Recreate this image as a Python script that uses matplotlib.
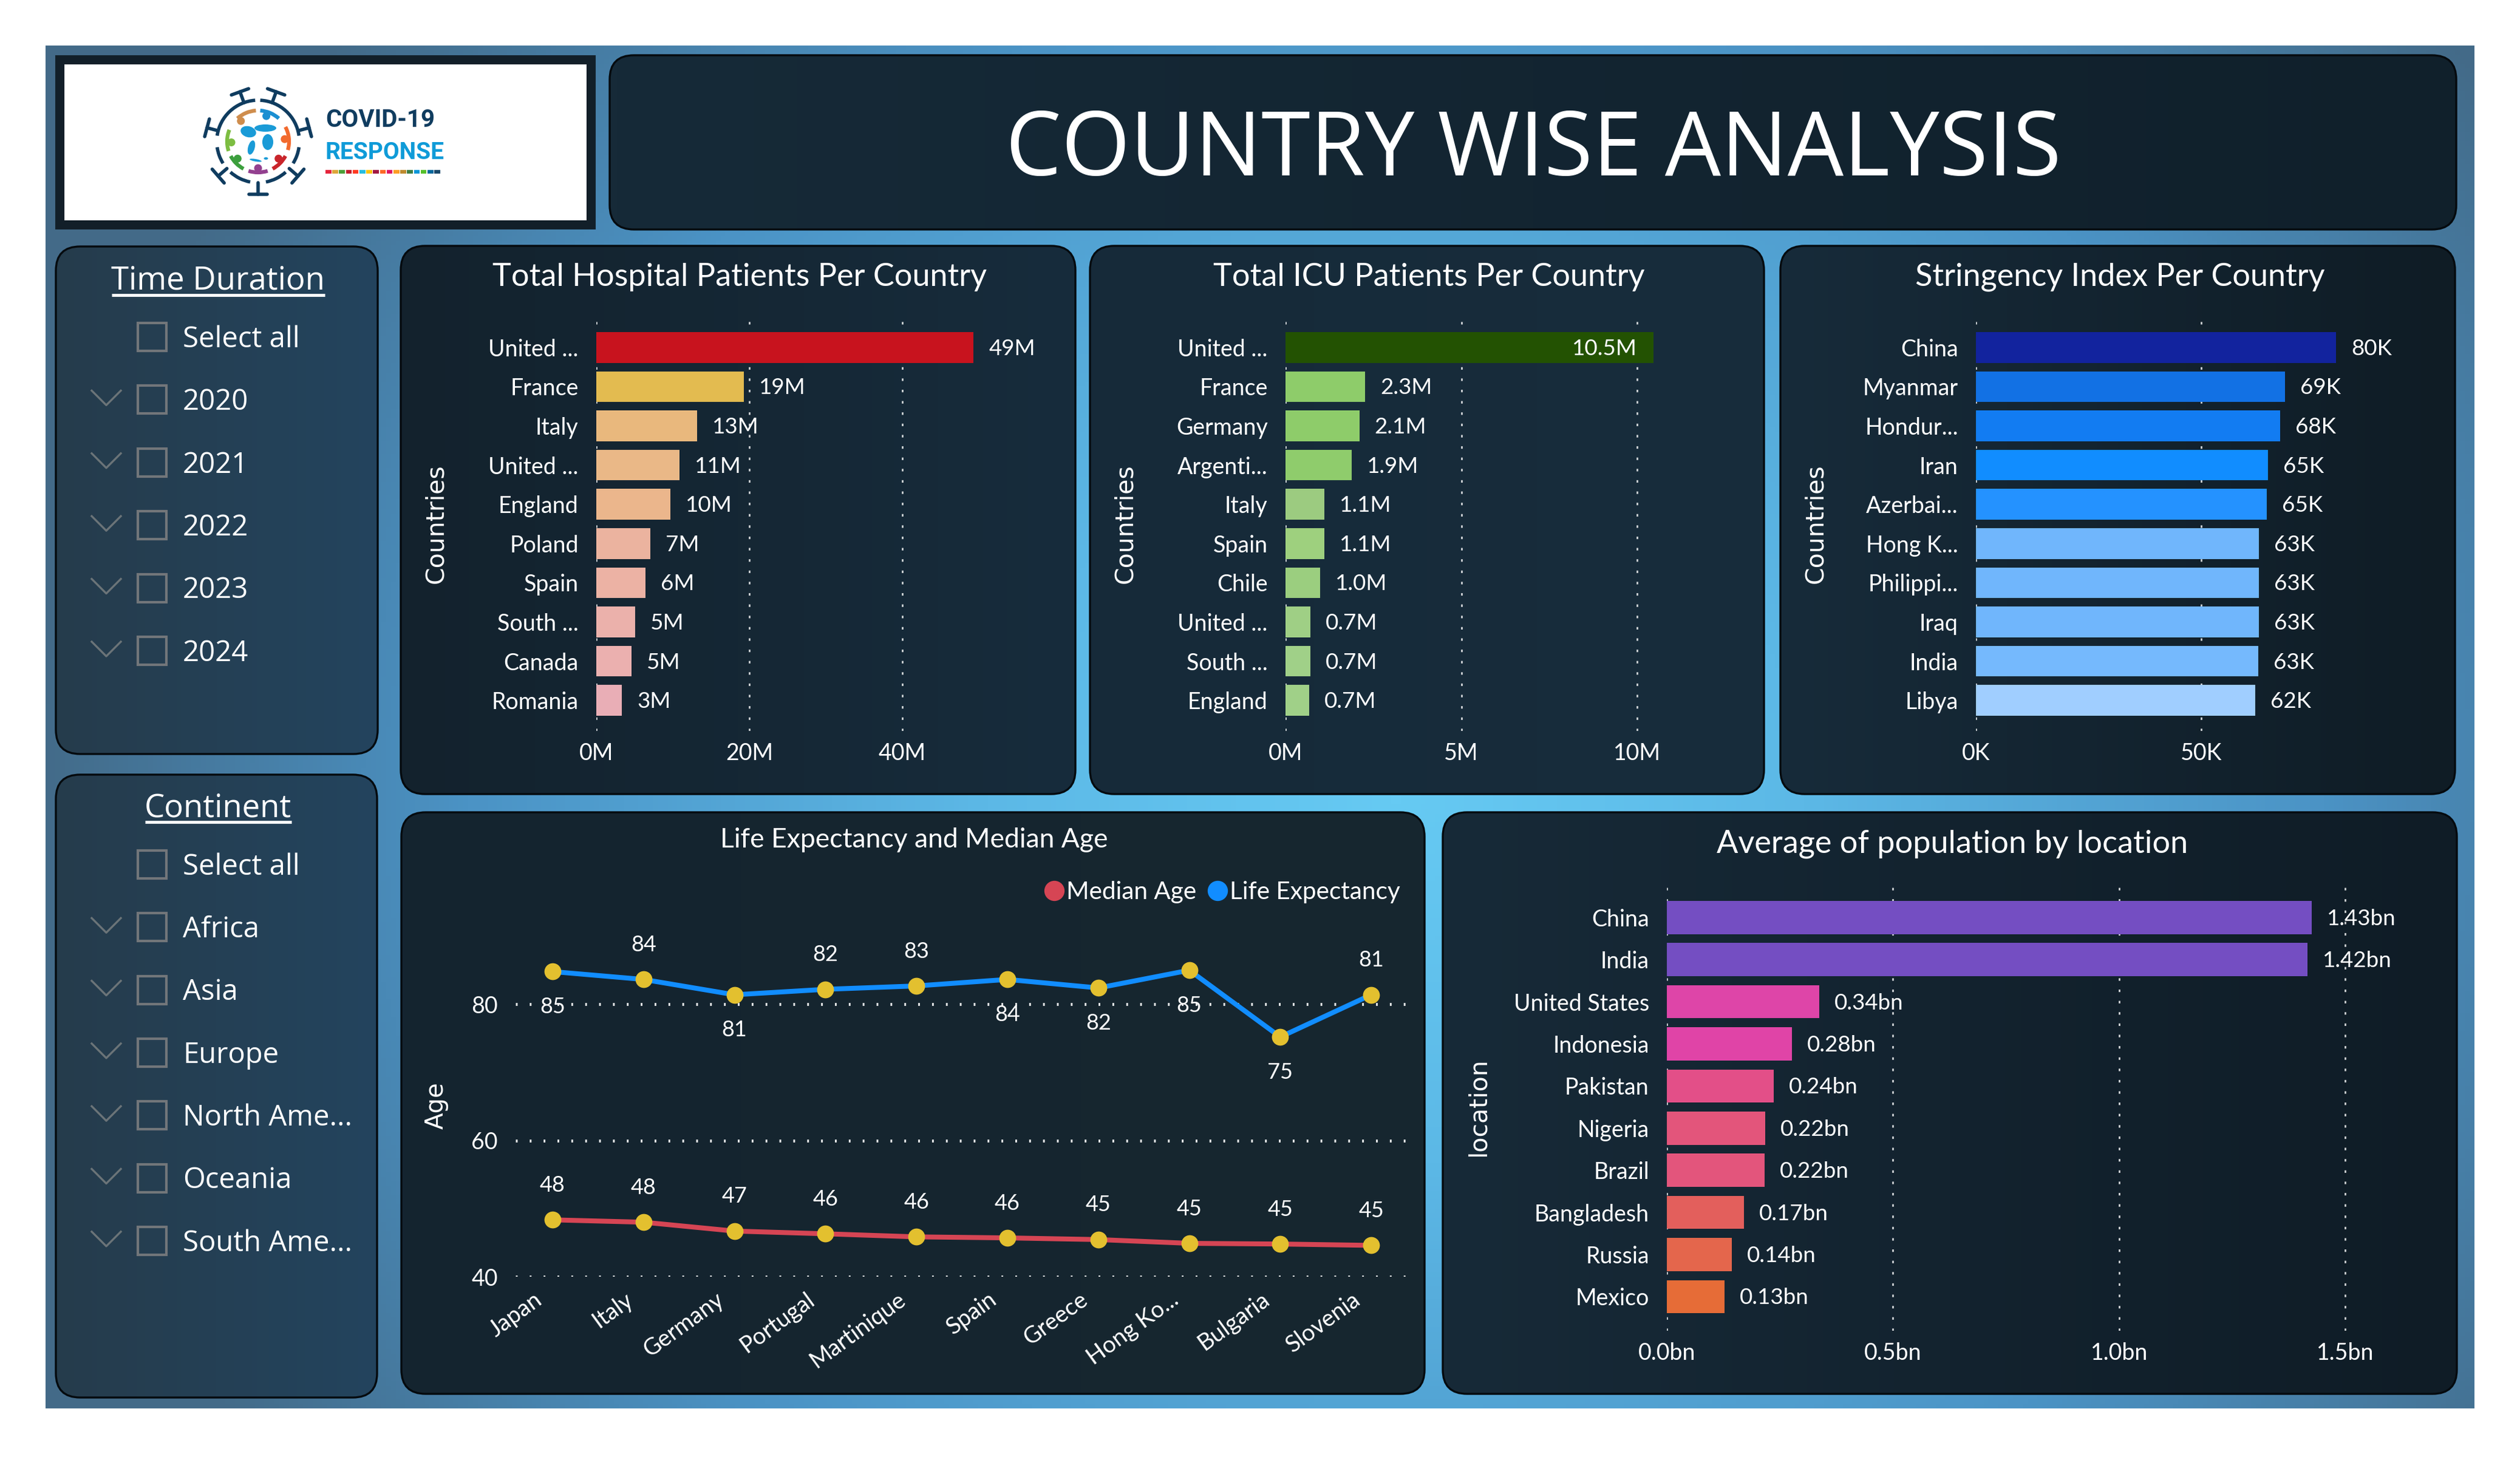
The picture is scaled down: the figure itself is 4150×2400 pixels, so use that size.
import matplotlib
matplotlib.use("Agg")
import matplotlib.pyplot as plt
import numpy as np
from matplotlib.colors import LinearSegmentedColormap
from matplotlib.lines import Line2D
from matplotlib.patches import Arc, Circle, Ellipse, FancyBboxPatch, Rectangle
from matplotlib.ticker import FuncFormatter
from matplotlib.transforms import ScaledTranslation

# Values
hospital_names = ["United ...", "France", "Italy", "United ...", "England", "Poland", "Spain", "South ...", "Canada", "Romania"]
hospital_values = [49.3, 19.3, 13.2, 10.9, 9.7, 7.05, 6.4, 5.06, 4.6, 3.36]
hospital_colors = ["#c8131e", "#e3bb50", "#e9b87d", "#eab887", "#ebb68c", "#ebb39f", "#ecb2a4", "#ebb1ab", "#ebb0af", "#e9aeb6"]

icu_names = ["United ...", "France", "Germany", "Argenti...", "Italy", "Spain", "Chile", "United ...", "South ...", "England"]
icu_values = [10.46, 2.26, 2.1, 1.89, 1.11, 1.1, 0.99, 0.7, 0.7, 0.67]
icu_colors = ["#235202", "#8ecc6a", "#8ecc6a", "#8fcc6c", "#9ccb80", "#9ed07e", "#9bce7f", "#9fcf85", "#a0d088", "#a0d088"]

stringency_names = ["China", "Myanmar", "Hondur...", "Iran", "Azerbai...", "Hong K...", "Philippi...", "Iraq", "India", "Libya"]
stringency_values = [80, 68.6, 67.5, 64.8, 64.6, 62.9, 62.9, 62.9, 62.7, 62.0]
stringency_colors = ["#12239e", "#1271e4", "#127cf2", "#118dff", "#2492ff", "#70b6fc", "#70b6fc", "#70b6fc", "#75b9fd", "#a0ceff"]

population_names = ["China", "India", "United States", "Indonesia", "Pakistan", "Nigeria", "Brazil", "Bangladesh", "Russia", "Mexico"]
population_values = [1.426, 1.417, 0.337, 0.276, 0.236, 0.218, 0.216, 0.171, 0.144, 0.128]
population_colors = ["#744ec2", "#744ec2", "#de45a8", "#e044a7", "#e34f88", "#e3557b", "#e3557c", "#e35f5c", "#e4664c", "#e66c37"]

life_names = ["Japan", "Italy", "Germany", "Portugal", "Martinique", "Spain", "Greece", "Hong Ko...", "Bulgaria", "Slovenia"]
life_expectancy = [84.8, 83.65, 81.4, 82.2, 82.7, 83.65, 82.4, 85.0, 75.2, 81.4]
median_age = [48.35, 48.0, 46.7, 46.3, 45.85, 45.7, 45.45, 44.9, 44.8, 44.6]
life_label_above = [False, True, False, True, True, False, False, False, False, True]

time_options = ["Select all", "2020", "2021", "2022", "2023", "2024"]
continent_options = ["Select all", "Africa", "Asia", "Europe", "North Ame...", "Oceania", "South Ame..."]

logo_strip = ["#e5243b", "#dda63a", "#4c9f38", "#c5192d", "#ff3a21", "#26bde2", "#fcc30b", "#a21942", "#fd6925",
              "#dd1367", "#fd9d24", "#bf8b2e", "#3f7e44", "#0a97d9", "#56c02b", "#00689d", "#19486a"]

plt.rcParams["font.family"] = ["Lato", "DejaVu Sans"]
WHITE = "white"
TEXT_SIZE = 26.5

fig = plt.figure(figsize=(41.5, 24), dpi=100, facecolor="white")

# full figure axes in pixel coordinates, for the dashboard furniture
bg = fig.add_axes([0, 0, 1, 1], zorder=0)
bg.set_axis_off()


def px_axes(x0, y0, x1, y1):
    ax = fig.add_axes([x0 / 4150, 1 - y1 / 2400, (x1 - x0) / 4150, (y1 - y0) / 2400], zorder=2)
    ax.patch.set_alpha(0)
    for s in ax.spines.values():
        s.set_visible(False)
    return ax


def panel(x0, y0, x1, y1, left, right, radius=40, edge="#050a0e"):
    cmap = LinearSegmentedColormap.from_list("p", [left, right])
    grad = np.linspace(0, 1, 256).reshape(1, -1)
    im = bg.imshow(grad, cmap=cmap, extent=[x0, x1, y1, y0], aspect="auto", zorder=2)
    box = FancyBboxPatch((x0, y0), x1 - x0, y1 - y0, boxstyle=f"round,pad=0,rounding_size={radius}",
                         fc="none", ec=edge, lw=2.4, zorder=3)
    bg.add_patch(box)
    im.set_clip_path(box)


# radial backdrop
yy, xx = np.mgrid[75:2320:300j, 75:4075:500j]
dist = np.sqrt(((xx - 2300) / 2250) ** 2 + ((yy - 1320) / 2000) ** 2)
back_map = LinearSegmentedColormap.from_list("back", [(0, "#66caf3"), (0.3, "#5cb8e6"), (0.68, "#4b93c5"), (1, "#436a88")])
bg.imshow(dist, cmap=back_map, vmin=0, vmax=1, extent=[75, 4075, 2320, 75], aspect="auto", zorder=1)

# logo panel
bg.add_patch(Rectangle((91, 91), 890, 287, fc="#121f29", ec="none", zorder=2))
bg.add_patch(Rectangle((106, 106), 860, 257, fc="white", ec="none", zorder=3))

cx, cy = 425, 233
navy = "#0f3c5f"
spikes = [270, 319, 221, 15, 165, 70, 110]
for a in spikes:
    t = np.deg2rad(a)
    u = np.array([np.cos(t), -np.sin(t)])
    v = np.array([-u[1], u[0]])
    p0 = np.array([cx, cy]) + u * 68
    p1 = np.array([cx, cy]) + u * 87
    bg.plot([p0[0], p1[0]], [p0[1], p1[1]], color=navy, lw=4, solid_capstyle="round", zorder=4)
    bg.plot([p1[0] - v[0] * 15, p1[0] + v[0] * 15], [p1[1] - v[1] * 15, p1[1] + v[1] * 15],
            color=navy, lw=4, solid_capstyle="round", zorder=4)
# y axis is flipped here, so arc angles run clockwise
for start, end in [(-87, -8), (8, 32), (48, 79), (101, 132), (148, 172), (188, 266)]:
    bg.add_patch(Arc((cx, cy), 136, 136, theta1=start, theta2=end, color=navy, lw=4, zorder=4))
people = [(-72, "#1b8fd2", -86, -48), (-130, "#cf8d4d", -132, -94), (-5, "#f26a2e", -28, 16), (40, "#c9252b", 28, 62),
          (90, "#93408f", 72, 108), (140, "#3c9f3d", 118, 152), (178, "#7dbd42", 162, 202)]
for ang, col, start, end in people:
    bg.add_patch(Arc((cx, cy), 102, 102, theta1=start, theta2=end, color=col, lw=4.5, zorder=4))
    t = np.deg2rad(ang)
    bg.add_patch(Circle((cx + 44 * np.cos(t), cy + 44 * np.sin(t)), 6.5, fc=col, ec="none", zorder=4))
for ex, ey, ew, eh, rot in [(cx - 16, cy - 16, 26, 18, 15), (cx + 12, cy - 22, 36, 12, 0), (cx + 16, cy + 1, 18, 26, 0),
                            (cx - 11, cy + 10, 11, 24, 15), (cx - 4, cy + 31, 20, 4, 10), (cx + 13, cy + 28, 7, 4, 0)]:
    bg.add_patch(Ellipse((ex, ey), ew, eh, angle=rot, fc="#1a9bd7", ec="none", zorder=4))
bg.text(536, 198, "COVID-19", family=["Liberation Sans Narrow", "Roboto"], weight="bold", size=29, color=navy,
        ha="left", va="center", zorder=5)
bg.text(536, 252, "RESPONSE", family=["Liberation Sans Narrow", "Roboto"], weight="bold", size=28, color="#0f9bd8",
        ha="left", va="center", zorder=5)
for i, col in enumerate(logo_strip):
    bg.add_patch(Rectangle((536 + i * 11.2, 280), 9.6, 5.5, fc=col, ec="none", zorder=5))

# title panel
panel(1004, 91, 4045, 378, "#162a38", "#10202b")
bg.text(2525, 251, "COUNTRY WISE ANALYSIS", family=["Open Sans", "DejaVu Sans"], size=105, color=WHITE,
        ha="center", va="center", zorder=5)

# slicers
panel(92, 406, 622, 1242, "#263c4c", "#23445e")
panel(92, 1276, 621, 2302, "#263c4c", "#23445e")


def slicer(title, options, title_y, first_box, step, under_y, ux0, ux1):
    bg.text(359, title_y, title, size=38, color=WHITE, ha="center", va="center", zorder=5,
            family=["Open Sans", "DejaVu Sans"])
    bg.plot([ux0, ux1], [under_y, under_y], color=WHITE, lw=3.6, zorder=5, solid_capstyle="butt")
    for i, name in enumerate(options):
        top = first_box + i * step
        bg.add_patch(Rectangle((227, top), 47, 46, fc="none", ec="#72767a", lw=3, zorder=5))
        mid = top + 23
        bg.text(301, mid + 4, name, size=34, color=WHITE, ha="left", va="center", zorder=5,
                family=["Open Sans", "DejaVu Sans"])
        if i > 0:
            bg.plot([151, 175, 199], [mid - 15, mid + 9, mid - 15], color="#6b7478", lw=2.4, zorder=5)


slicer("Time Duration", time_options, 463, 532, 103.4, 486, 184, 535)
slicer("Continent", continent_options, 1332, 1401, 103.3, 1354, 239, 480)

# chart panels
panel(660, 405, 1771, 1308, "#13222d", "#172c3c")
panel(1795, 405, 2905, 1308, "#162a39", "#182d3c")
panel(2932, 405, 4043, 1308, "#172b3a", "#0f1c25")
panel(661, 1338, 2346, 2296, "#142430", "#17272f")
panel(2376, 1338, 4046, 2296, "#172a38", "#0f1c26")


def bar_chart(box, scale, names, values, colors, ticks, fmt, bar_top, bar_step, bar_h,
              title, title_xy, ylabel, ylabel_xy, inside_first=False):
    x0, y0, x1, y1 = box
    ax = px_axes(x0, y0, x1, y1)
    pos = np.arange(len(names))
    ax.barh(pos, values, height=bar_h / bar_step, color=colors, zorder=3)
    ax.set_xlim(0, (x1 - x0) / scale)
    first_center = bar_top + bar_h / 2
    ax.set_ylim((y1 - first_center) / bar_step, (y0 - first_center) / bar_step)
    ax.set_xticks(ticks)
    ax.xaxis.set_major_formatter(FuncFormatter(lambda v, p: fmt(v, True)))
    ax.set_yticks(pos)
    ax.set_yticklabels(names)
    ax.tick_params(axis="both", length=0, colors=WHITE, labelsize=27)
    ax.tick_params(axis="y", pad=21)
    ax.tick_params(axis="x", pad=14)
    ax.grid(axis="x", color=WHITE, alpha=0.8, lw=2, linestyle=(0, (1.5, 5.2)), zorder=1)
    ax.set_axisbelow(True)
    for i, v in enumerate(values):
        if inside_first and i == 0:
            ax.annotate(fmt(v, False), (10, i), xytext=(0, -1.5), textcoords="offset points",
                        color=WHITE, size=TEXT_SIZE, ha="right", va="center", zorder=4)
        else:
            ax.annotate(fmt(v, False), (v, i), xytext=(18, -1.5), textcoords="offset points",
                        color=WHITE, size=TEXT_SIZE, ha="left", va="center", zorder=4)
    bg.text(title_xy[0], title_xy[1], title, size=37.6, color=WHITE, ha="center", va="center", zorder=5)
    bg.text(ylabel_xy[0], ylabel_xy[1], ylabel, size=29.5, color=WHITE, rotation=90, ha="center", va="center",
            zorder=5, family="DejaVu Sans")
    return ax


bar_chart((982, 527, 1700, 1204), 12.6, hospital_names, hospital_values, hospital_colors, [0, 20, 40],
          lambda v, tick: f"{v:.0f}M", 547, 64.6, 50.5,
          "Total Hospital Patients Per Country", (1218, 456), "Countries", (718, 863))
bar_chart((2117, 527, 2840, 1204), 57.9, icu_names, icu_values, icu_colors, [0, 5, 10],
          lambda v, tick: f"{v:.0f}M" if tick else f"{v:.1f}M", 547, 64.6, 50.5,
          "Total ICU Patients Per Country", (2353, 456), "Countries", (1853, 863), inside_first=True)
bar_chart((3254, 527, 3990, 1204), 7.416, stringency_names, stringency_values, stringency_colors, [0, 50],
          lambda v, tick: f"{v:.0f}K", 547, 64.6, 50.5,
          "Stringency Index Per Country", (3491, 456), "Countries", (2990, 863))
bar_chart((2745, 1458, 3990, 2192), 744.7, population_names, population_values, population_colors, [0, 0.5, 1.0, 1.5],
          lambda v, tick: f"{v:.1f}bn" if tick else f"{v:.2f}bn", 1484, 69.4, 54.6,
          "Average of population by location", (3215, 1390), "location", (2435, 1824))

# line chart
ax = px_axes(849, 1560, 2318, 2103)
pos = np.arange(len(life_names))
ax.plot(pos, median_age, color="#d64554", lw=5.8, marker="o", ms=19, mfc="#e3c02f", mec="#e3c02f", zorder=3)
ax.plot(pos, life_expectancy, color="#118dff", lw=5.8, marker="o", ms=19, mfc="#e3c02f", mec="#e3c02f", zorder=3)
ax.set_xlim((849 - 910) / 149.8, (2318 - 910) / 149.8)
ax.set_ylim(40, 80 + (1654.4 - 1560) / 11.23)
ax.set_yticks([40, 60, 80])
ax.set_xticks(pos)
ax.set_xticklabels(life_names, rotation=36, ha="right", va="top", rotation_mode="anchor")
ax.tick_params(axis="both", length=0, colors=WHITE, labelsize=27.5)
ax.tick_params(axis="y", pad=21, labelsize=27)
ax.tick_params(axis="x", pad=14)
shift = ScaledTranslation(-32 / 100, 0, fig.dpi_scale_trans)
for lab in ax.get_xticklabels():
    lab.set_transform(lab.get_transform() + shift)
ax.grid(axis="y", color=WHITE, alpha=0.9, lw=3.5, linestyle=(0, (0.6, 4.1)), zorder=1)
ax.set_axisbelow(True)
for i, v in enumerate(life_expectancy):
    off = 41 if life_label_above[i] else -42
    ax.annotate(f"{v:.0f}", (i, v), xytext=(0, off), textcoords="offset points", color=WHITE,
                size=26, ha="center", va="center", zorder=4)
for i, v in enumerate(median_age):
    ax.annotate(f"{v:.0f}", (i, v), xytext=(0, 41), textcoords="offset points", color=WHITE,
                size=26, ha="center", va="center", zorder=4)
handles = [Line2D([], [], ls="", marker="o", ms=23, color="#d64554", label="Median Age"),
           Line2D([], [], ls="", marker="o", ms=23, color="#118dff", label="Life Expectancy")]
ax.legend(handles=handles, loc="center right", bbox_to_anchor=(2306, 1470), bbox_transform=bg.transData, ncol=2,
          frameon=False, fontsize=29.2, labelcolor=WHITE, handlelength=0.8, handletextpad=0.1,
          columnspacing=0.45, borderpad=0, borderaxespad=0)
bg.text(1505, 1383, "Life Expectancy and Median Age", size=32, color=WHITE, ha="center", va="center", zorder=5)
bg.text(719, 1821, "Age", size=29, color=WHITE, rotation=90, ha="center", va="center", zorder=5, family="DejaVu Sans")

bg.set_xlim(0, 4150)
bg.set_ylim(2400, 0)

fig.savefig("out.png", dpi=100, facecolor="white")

========

Write the lines again exactly, beginning at the line that has "The picture is" and stopping after the line that has "from matplotlib.transforms import"; include no other lines.

The picture is scaled down: the figure itself is 4150×2400 pixels, so use that size.
import matplotlib
matplotlib.use("Agg")
import matplotlib.pyplot as plt
import numpy as np
from matplotlib.colors import LinearSegmentedColormap
from matplotlib.lines import Line2D
from matplotlib.patches import Arc, Circle, Ellipse, FancyBboxPatch, Rectangle
from matplotlib.ticker import FuncFormatter
from matplotlib.transforms import ScaledTranslation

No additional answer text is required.